The ongoing humanitarian crisis on Papua New Guinea’s Manus Island has spurred twelve former Australians Of The Year to pen an open letter, urging the Australian Government to allow medical professionals to access more than 400 asylum seekers who refuse to vacate the now-shuttered detention centre.

2015 recipient Rosie Batty, 2013 recipient Ita Buttrose, and 2009 recipient Mick Dodson are among those who’ve put their name to the letter, which calls for Prime Minister Malcolm Turnbull and Opposition Leader Bill Shorten to intervene in “the health and human disaster that is unfolding on Manus Island.”

Regarding Australia’s decision to cut off food, water, and electricity to the site in an apparent attempt to move the men to alternative accomodation – which asylum seekers state is woefully inadequate and unsafe – the letter says “it is inevitable that people will become sick and even die” due to the conditions.

“Australians from all walks of life, from all sides of the political spectrum, are hoping that your government will now move to prevent these consequences of neglect,” the letter says.

“We believe that it is time to stop the unacceptable and internationally criticised treatment of the refugees on Manus Island, who, though innocent of any crime, have been incarcerated and now abandoned there.”

The letter references a recent statement from the Australian Medical Association (AMA), which unanimously voted to offer medical assistance to the asylum seekers currently on the island.

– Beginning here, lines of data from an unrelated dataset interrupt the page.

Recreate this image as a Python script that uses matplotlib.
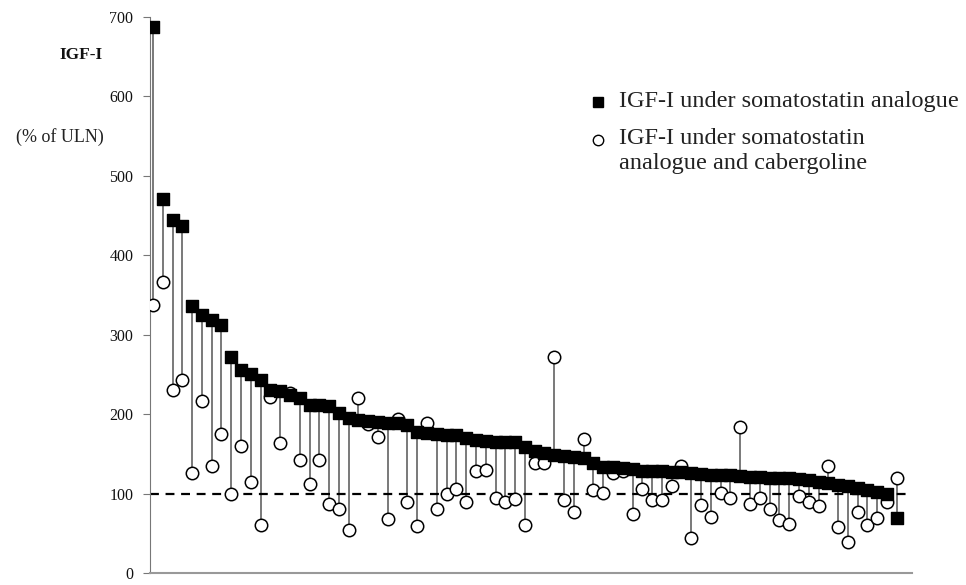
import matplotlib
matplotlib.use("Agg")
import matplotlib.pyplot as plt
from matplotlib.lines import Line2D
import numpy as np

# IGF-I (% of ULN) under somatostatin analogue, patients sorted descending
igf_ssa = [688, 471, 445, 437, 336, 325, 319, 312, 272, 256,
           250, 243, 231, 229, 224, 220, 212, 211, 210, 202,
           195, 193, 191, 190, 189, 189, 186, 178, 176, 175,
           174, 174, 170, 167, 166, 165, 165, 165, 159, 153,
           151, 149, 147, 146, 145, 138, 134, 133, 132, 131,
           129, 129, 128, 127, 127, 126, 125, 124, 124, 123,
           122, 121, 121, 120, 120, 119, 118, 117, 115, 113,
           111, 110, 107, 105, 102, 100, 69]
# IGF-I under somatostatin analogue + cabergoline
igf_combo = [337, 366, 230, 243, 126, 216, 135, 175, 100, 160,
             114, 60, 222, 164, 227, 142, 112, 142, 87, 80,
             54, 220, 188, 171, 68, 194, 89, 59, 189, 81,
             100, 106, 89, 129, 130, 94, 90, 93, 60, 138,
             138, 272, 92, 77, 169, 105, 101, 126, 129, 74,
             106, 92, 92, 109, 135, 44, 86, 70, 101, 94,
             184, 87, 94, 80, 67, 62, 97, 90, 84, 135,
             58, 39, 77, 60, 69, 90, 120]
yticks = [0, 100, 200, 300, 400, 500, 600, 700]
uln = 100

plt.rcParams['font.family'] = ['Liberation Serif', 'DejaVu Serif']

W, H = 966, 585
fig = plt.figure(figsize=(W/100, H/100), dpi=100)
ax = fig.add_axes([150/W, 12/H, (912-150)/W, (573-17)/H])

x = np.arange(len(igf_ssa))
ax.vlines(x, igf_combo, igf_ssa, colors='#555555', linewidth=1.1, zorder=1)
ax.axhline(uln, color='black', linestyle=(0, (4, 3)), linewidth=1.6, zorder=2)
ax.scatter(x, igf_combo, marker='o', s=80, facecolors='white',
           edgecolors='black', linewidths=1.1, zorder=3)
ax.scatter(x, igf_ssa, marker='s', s=75, color='black', zorder=4)

ax.set_xlim(-0.3, len(igf_ssa) - 1 + 1.55)
ax.set_ylim(0, 700)
ax.set_yticks(yticks)
ax.set_yticklabels([str(t) for t in yticks], fontsize=11.5, color='#111111')
ax.set_xticks([])
ax.tick_params(axis='y', direction='out', length=5, color='#777777', pad=7)
for s in ['top', 'right']:
    ax.spines[s].set_visible(False)
ax.spines['left'].set_color('#777777')
ax.spines['bottom'].set_color('#999999')
ax.spines['bottom'].set_linewidth(1.5)

fig.text(81/W, 1 - 55/H, 'IGF-I', fontsize=12.5, fontweight='bold',
         ha='center', va='center', color='#111111')
fig.text(60/W, 1 - 137/H, '(% of ULN)', fontsize=13,
         ha='center', va='center', color='#222222')

# legend drawn manually
fig.add_artist(Line2D([598/W], [1 - 102/H], marker='s', linestyle='none',
                      color='black', markersize=6.5, transform=fig.transFigure))
fig.add_artist(Line2D([598/W], [1 - 140/H], marker='o', linestyle='none',
                      markerfacecolor='white', markeredgecolor='black',
                      markeredgewidth=1.0, markersize=7.5,
                      transform=fig.transFigure))
leg_labels = ['IGF-I under somatostatin analogue',
              'IGF-I under somatostatin',
              'analogue and cabergoline']
leg_y = [101, 138, 163]
for lab, yy in zip(leg_labels, leg_y):
    fig.text(619/W, 1 - yy/H, lab, fontsize=17.5, ha='left', va='center',
             color='#222222')

fig.savefig('out.png', dpi=100)
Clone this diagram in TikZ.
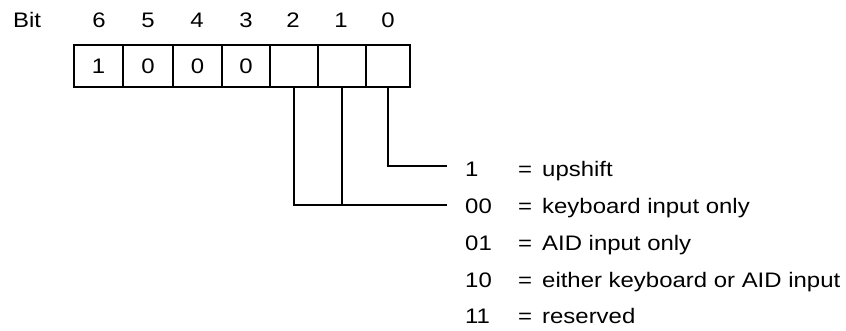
\documentclass[tikz,border=0pt]{standalone}
\usepackage{fontspec}
\setmainfont{Liberation Sans}[FakeStretch=1.14]
\begin{document}
\begin{tikzpicture}[x=1pt,y=-1pt,
  txt/.style={inner sep=0pt,font=\fontsize{21}{24}\selectfont},
  cell/.style={draw,line width=1.7pt,minimum height=42pt,inner sep=0pt,font=\fontsize{21}{24}\selectfont},
  wire/.style={line width=1.7pt}]
\useasboundingbox (0,0) rectangle (846,330);
% header
\node[txt,anchor=base west] (bit) at (13,27) {Bit};
\foreach \i/\c in {6/99,5/148,4/197,3/246,2/293,1/341,0/388}{
  \node[txt,anchor=base] (h\i) at (\c,27) {\i};
}
% cells
\node[cell,minimum width=49pt] (c6) at (98.5,66) {1};
\node[cell,minimum width=50pt] (c5) at (148,66) {0};
\node[cell,minimum width=49pt] (c4) at (197.5,66) {0};
\node[cell,minimum width=48pt] (c3) at (246,66) {0};
\node[cell,minimum width=48pt] (c2) at (294,66) {};
\node[cell,minimum width=48pt] (c1) at (342,66) {};
\node[cell,minimum width=44pt] (c0) at (388,66) {};
% legend
\foreach \n/\code/\desc/\y in {r1/1/upshift/176, r2/00/keyboard input only/213, r3/01/AID input only/250, r4/10/either keyboard or AID input/287, r5/11/reserved/323}{
  \node[txt,anchor=base west] (\n c) at (465,\y) {\code};
  \node[txt,anchor=base west] (\n e) at (518,\y) {=};
  \node[txt,anchor=base west] (\n d) at (542,\y) {\desc};
}
\coordinate (e1) at (447,166);
\coordinate (e2) at (447,205);
% connectors
\draw[wire] (c0.south) |- (e1);
\draw[wire] (c2.south) |- (e2);
\draw[wire] (c1.south) -- (c1.south |- e2);
\end{tikzpicture}
\end{document}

“It is our responsibility as a nation with a strong human rights record to ensure that we look after the health and wellbeing of these men, and provide them with safe and hygienic living conditions,” AMA president Michael Gannon said earlier this week.

The letter also calls on the government to find a suitable home for the genuine asylum seekers “without any further delay.” 

The detention centre officially closed at the start of the month, after the Papua New Guinea government deemed its existence breached the fundamental human rights of detainees.